The future of an imperiled Minnesota butterfly may depend on how it handles life inside a Sanyo cube refrigerator. That's where more than 300 Dakota skipper caterpillars will spend the winter, snuggled in paper towel beds inside plastic cups, to simulate their normal home clinging to snow-covered prairie grasses.
The Minnesota Zoo's experiment to create an "insurance population" of Dakota skippers represent a small but heroic effort to counterbalance whatever is killing them in the wild.
On Oct. 23, the U.S. Fish and Wildlife Service announced that the Dakota skipper is now a threatened species. Another prairie butterfly that's even worse off, the Poweshiek skipperling, has been added to the endangered list.
The populations of these butterflies have collapsed over the past 15 years, and they have disappeared from 75 to 96 percent of the places where they were known to flutter and crawl. No one knows whether habitat disturbance, pesticides, climate change or something else is blame, but they may be a memory by the time we find out.

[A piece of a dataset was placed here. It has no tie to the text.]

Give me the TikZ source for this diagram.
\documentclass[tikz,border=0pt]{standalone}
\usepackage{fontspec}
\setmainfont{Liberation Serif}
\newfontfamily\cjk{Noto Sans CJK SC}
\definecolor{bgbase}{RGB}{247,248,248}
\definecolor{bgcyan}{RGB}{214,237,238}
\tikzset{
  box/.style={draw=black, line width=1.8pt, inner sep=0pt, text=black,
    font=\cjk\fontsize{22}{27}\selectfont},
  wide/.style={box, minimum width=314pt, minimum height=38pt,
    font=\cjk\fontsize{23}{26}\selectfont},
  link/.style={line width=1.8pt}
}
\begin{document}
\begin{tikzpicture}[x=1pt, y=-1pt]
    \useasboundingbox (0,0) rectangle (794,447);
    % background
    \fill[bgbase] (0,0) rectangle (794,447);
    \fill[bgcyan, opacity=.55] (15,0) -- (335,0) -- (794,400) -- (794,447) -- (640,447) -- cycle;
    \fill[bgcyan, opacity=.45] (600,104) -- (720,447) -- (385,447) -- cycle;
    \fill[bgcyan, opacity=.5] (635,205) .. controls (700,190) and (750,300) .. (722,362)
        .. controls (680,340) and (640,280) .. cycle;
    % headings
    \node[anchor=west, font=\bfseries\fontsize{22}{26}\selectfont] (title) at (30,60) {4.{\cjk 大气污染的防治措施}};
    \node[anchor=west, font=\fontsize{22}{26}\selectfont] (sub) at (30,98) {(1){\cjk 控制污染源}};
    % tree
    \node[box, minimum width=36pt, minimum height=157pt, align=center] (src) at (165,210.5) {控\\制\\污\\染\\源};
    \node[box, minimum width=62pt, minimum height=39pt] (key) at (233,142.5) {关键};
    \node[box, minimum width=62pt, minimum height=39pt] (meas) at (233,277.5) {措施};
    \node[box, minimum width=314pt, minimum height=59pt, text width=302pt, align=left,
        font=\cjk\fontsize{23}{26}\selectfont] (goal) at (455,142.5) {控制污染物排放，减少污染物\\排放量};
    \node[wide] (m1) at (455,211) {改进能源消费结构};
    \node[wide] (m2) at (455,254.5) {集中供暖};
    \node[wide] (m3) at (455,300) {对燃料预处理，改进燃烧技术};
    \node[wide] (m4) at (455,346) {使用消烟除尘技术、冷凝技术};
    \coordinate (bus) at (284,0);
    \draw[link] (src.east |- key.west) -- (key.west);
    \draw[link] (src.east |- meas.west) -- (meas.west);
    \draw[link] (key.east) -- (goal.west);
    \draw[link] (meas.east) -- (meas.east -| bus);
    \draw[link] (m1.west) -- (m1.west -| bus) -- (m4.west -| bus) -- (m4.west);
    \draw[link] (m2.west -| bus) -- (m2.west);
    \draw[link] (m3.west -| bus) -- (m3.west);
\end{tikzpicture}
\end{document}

Once so common that no one bothered counting it, the Poweshiek skipperling was last seen in Minnesota in 2008. Maybe 500 hang on in isolated spots in Michigan, Wisconsin and Manitoba.
"It's a catastrophic decline that has to rank it as one of the most endangered species on earth," said Erik Runquist, a biologist who runs the zoo's prairie butterfly conservation program.

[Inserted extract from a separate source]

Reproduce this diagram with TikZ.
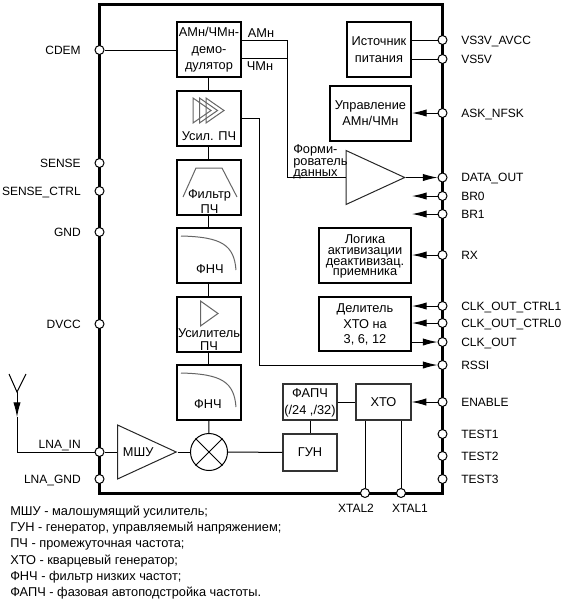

Biologists say the Earth is experiencing the sixth mass extinction in its history. Unlike the asteroids, volcanoes and other impersonal phenomena implicated in previous die-offs, this one is on us.
Minnesota's contribution to this tragedy is happening on its prairie, a rich and diverse ecosystem that has been nearly plowed into oblivion. Only 1 percent of native prairie survives, in patches between acres and acres of corn and soybeans.